Monday, September 14, 2015

8. A modest proposal

I love the Orthodox Presbyterian Church. Although not a native, I have found an ecclesiastical home here. Love and loyalty, however, should be neither blind nor naïve. For the reasons I have outlined above (and I can think of more), the OPC model of a small Church ministered to by a solo pastor is not indefinitely sustainable.

I have a very modest proposal to enable the OPC to endure and maintain her witness to Christ for many more years: wherever feasible, merge congregations until the average OP Church has the size and financial resources to weather economic storms and pay two or three pastoral salaries. In many urban areas, this could be done (almost) overnight: join a congregation with a building to one without; continue to pay both pastors; bank the money saved on rent for a rainy day, or even to fund a new Church plant.
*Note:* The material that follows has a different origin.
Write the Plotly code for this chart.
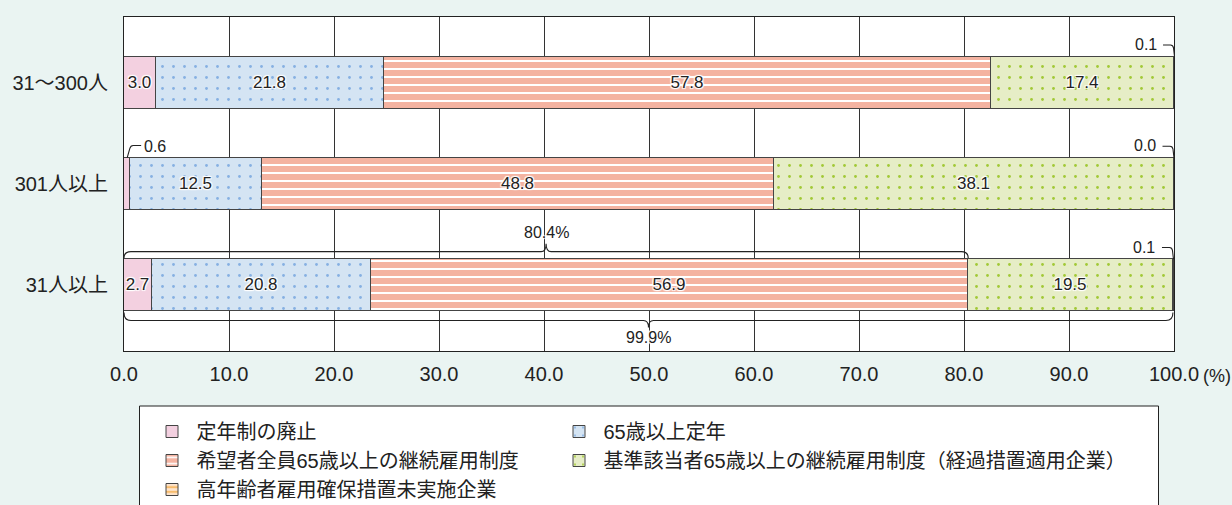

As an urban pastor, I am not well-positioned to offer recommendations to rural congregations. However, it occurs to me that one strategy would be to invert the recommended urban program. Rather than consolidating worship facilities and multiplying pastoral staff, consider holding on to the buildings and consolidating pastoral staff. Rather than three or four Churches with three or four pastors, create a circuit of four or five congregations which could be shared by two or more pastors. In Regional Churches with both rural and urban constituencies, urban Churches might be able to assist rural ones with the extra funds they will now have lying around.

The challenges are great, but we already have the resources to meet them. All we have to do is decide to do so. In that sense, it really is a modest proposal.